*Raw data:*
^^^^^^^^^^^^^^^^

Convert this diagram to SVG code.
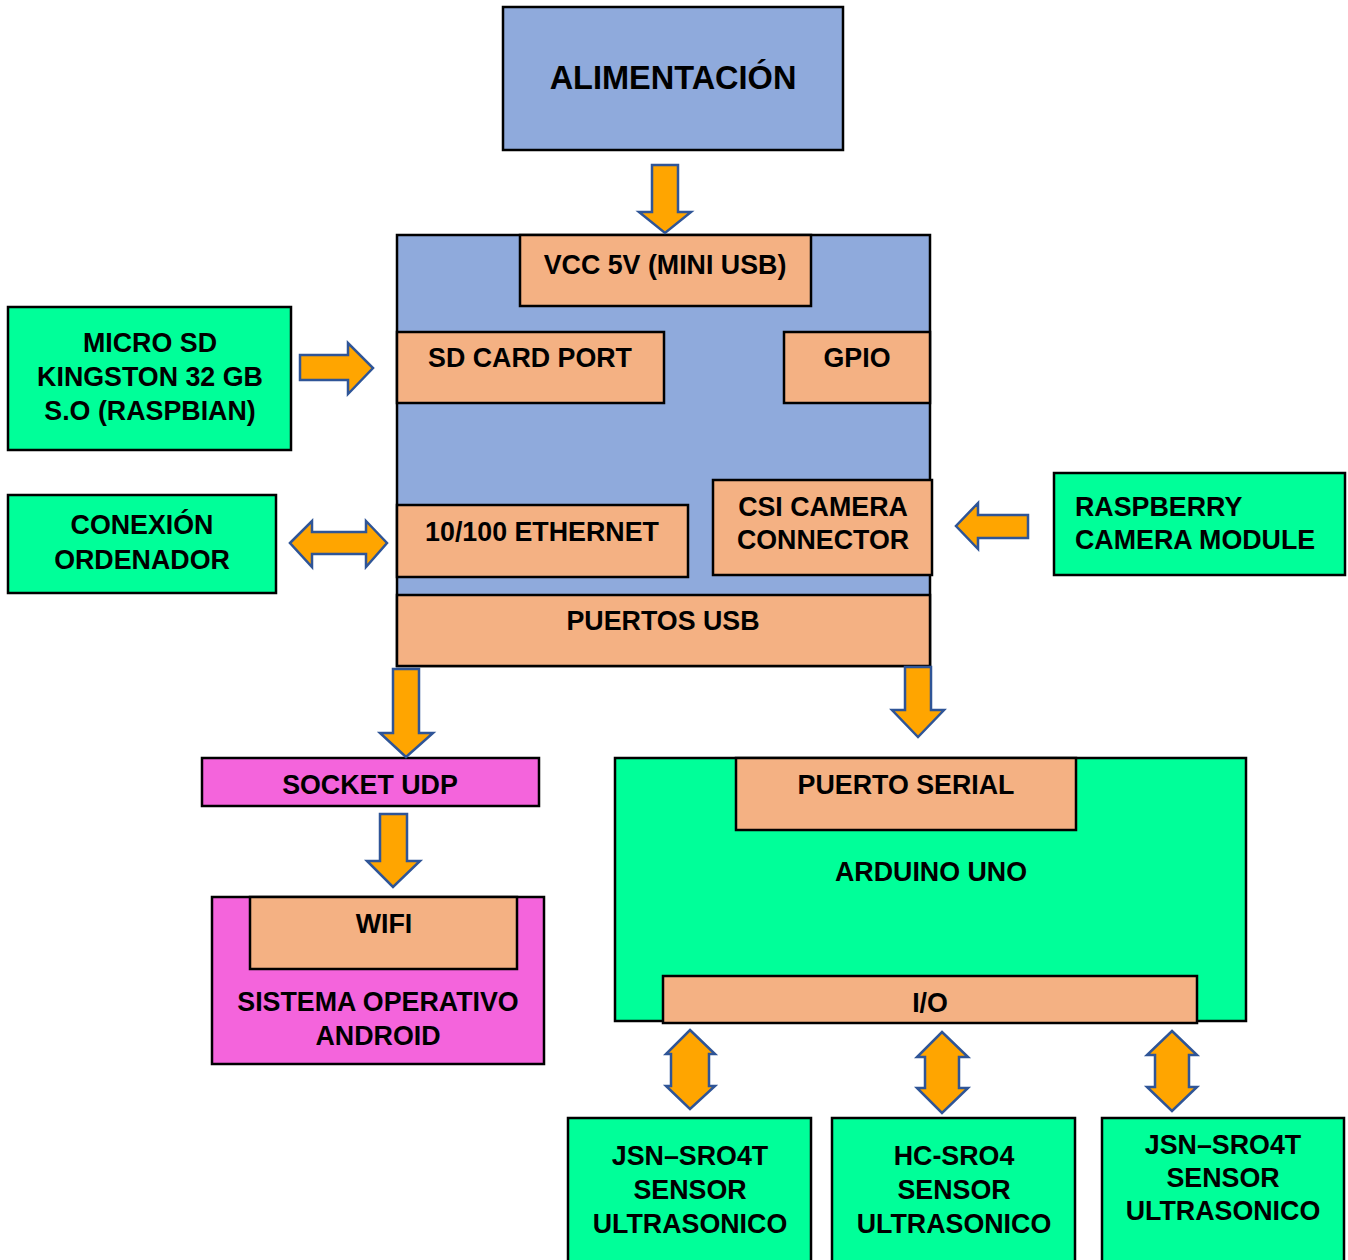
<svg xmlns="http://www.w3.org/2000/svg" width="1348" height="1260" viewBox="0 0 1348 1260">
<style>
.box{stroke:#000;stroke-width:2.5}
.blue{fill:#8faadc}
.peach{fill:#f4b183}
.green{fill:#00ff99}
.mag{fill:#f464dc}
.arr{fill:#ffa500;stroke:#2f5597;stroke-width:2.5;stroke-linejoin:miter}
text{font-family:"Liberation Sans",Arial,sans-serif;font-weight:bold;font-size:26.8px;fill:#000;text-anchor:middle}
</style>
<rect width="1348" height="1260" fill="#fff"/>
<g id="alimentacion">
<rect class="box blue" x="503" y="7" width="340" height="143"/>
<text x="673" y="89" style="font-size:32.5px">ALIMENTACIÓN</text>
</g>
<g id="raspberry">
<rect class="box blue" x="397" y="235" width="533" height="431"/>
</g>
<g id="vcc">
<rect class="box peach" x="520" y="235" width="291" height="71"/>
<text x="665" y="274">VCC 5V (MINI USB)</text>
</g>
<g id="sdport">
<rect class="box peach" x="397" y="332" width="267" height="71"/>
<text x="530" y="367">SD CARD PORT</text>
</g>
<g id="gpio">
<rect class="box peach" x="784" y="332" width="146" height="71"/>
<text x="857" y="367">GPIO</text>
</g>
<g id="ethernet">
<rect class="box peach" x="397" y="505" width="291" height="72"/>
<text x="542" y="541">10/100 ETHERNET</text>
</g>
<g id="csi">
<rect class="box peach" x="713" y="480" width="219" height="95"/>
<text x="823" y="516">CSI CAMERA</text>
<text x="823" y="549">CONNECTOR</text>
</g>
<g id="usb">
<rect class="box peach" x="397" y="595" width="533" height="71"/>
<text x="663" y="630">PUERTOS USB</text>
</g>
<g id="microsd">
<rect class="box green" x="8" y="307" width="283" height="143"/>
<text x="150" y="352">MICRO SD</text>
<text x="150" y="386">KINGSTON 32 GB</text>
<text x="150" y="420">S.O (RASPBIAN)</text>
</g>
<g id="conexion">
<rect class="box green" x="8" y="495" width="268" height="98"/>
<text x="142" y="534">CONEXIÓN</text>
<text x="142" y="569">ORDENADOR</text>
</g>
<g id="camera">
<rect class="box green" x="1054" y="473" width="291" height="102"/>
<text x="1075" y="516" style="text-anchor:start">RASPBERRY</text>
<text x="1075" y="549" style="text-anchor:start">CAMERA MODULE</text>
</g>
<g id="socket">
<rect class="box mag" x="202" y="758" width="337" height="48"/>
<text x="370" y="794">SOCKET UDP</text>
</g>
<g id="android">
<rect class="box mag" x="212" y="897" width="332" height="167"/>
<rect class="box peach" x="250" y="897" width="267" height="72"/>
<text x="384" y="933">WIFI</text>
<text x="378" y="1011">SISTEMA OPERATIVO</text>
<text x="378" y="1045">ANDROID</text>
</g>
<g id="arduino">
<rect class="box green" x="615" y="758" width="631" height="263"/>
<rect class="box peach" x="736" y="758" width="340" height="72"/>
<text x="906" y="794">PUERTO SERIAL</text>
<text x="931" y="881">ARDUINO UNO</text>
</g>
<g id="io">
<rect class="box peach" x="663" y="976" width="534" height="47"/>
<text x="930" y="1012">I/O</text>
</g>
<g id="sensor1">
<rect class="box green" x="568" y="1118" width="243" height="150"/>
<text x="690" y="1165">JSN–SRO4T</text>
<text x="690" y="1199">SENSOR</text>
<text x="690" y="1233">ULTRASONICO</text>
</g>
<g id="sensor2">
<rect class="box green" x="832" y="1118" width="243" height="150"/>
<text x="954" y="1165">HC-SRO4</text>
<text x="954" y="1199">SENSOR</text>
<text x="954" y="1233">ULTRASONICO</text>
</g>
<g id="sensor3">
<rect class="box green" x="1102" y="1118" width="242" height="150"/>
<text x="1223" y="1154">JSN–SRO4T</text>
<text x="1223" y="1187">SENSOR</text>
<text x="1223" y="1220">ULTRASONICO</text>
</g>
<g id="connectors">
<path class="arr" d="M652,165 H678 V212 H691 L665,233 L639,212 H652 Z"/>
<path class="arr" d="M300,355 H348 V343 L373,368 L348,394 V380 H300 Z"/>
<path class="arr" d="M290,543 L312,521 V532 H366 V521 L387,543 L366,567 V554 H312 V567 Z"/>
<path class="arr" d="M1028,515 V538 H978 V549 L956,526 L978,503 V515 Z"/>
<path class="arr" d="M393,669 H419 V733 H433 L406,757 L380,733 H393 Z"/>
<path class="arr" d="M905,667 H931 V710 H944 L918,737 L892,710 H905 Z"/>
<path class="arr" d="M380,814 H407 V861 H420 L393,887 L367,861 H380 Z"/>
<path class="arr" d="M690,1030 L715,1054 H709 V1086 H715 L690,1109 L666,1086 H671 V1054 H666 Z"/>
<path class="arr" d="M942,1032 L968,1057 H959 V1088 H968 L942,1113 L917,1088 H925 V1057 H917 Z"/>
<path class="arr" d="M1172,1031 L1197,1055 H1189 V1087 H1197 L1172,1111 L1147,1087 H1155 V1055 H1147 Z"/>
</g>
</svg>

^^^^^^^^^^^^^^^^

*Instructions for the task:*
Write out the data precisely as given, excluding the pictures.

*Task result:*
Convert this diagram to SVG code.
<svg xmlns="http://www.w3.org/2000/svg" width="1348" height="1260" viewBox="0 0 1348 1260">
<style>
.box{stroke:#000;stroke-width:2.5}
.blue{fill:#8faadc}
.peach{fill:#f4b183}
.green{fill:#00ff99}
.mag{fill:#f464dc}
.arr{fill:#ffa500;stroke:#2f5597;stroke-width:2.5;stroke-linejoin:miter}
text{font-family:"Liberation Sans",Arial,sans-serif;font-weight:bold;font-size:26.8px;fill:#000;text-anchor:middle}
</style>
<rect width="1348" height="1260" fill="#fff"/>
<g id="alimentacion">
<rect class="box blue" x="503" y="7" width="340" height="143"/>
<text x="673" y="89" style="font-size:32.5px">ALIMENTACIÓN</text>
</g>
<g id="raspberry">
<rect class="box blue" x="397" y="235" width="533" height="431"/>
</g>
<g id="vcc">
<rect class="box peach" x="520" y="235" width="291" height="71"/>
<text x="665" y="274">VCC 5V (MINI USB)</text>
</g>
<g id="sdport">
<rect class="box peach" x="397" y="332" width="267" height="71"/>
<text x="530" y="367">SD CARD PORT</text>
</g>
<g id="gpio">
<rect class="box peach" x="784" y="332" width="146" height="71"/>
<text x="857" y="367">GPIO</text>
</g>
<g id="ethernet">
<rect class="box peach" x="397" y="505" width="291" height="72"/>
<text x="542" y="541">10/100 ETHERNET</text>
</g>
<g id="csi">
<rect class="box peach" x="713" y="480" width="219" height="95"/>
<text x="823" y="516">CSI CAMERA</text>
<text x="823" y="549">CONNECTOR</text>
</g>
<g id="usb">
<rect class="box peach" x="397" y="595" width="533" height="71"/>
<text x="663" y="630">PUERTOS USB</text>
</g>
<g id="microsd">
<rect class="box green" x="8" y="307" width="283" height="143"/>
<text x="150" y="352">MICRO SD</text>
<text x="150" y="386">KINGSTON 32 GB</text>
<text x="150" y="420">S.O (RASPBIAN)</text>
</g>
<g id="conexion">
<rect class="box green" x="8" y="495" width="268" height="98"/>
<text x="142" y="534">CONEXIÓN</text>
<text x="142" y="569">ORDENADOR</text>
</g>
<g id="camera">
<rect class="box green" x="1054" y="473" width="291" height="102"/>
<text x="1075" y="516" style="text-anchor:start">RASPBERRY</text>
<text x="1075" y="549" style="text-anchor:start">CAMERA MODULE</text>
</g>
<g id="socket">
<rect class="box mag" x="202" y="758" width="337" height="48"/>
<text x="370" y="794">SOCKET UDP</text>
</g>
<g id="android">
<rect class="box mag" x="212" y="897" width="332" height="167"/>
<rect class="box peach" x="250" y="897" width="267" height="72"/>
<text x="384" y="933">WIFI</text>
<text x="378" y="1011">SISTEMA OPERATIVO</text>
<text x="378" y="1045">ANDROID</text>
</g>
<g id="arduino">
<rect class="box green" x="615" y="758" width="631" height="263"/>
<rect class="box peach" x="736" y="758" width="340" height="72"/>
<text x="906" y="794">PUERTO SERIAL</text>
<text x="931" y="881">ARDUINO UNO</text>
</g>
<g id="io">
<rect class="box peach" x="663" y="976" width="534" height="47"/>
<text x="930" y="1012">I/O</text>
</g>
<g id="sensor1">
<rect class="box green" x="568" y="1118" width="243" height="150"/>
<text x="690" y="1165">JSN–SRO4T</text>
<text x="690" y="1199">SENSOR</text>
<text x="690" y="1233">ULTRASONICO</text>
</g>
<g id="sensor2">
<rect class="box green" x="832" y="1118" width="243" height="150"/>
<text x="954" y="1165">HC-SRO4</text>
<text x="954" y="1199">SENSOR</text>
<text x="954" y="1233">ULTRASONICO</text>
</g>
<g id="sensor3">
<rect class="box green" x="1102" y="1118" width="242" height="150"/>
<text x="1223" y="1154">JSN–SRO4T</text>
<text x="1223" y="1187">SENSOR</text>
<text x="1223" y="1220">ULTRASONICO</text>
</g>
<g id="connectors">
<path class="arr" d="M652,165 H678 V212 H691 L665,233 L639,212 H652 Z"/>
<path class="arr" d="M300,355 H348 V343 L373,368 L348,394 V380 H300 Z"/>
<path class="arr" d="M290,543 L312,521 V532 H366 V521 L387,543 L366,567 V554 H312 V567 Z"/>
<path class="arr" d="M1028,515 V538 H978 V549 L956,526 L978,503 V515 Z"/>
<path class="arr" d="M393,669 H419 V733 H433 L406,757 L380,733 H393 Z"/>
<path class="arr" d="M905,667 H931 V710 H944 L918,737 L892,710 H905 Z"/>
<path class="arr" d="M380,814 H407 V861 H420 L393,887 L367,861 H380 Z"/>
<path class="arr" d="M690,1030 L715,1054 H709 V1086 H715 L690,1109 L666,1086 H671 V1054 H666 Z"/>
<path class="arr" d="M942,1032 L968,1057 H959 V1088 H968 L942,1113 L917,1088 H925 V1057 H917 Z"/>
<path class="arr" d="M1172,1031 L1197,1055 H1189 V1087 H1197 L1172,1111 L1147,1087 H1155 V1055 H1147 Z"/>
</g>
</svg>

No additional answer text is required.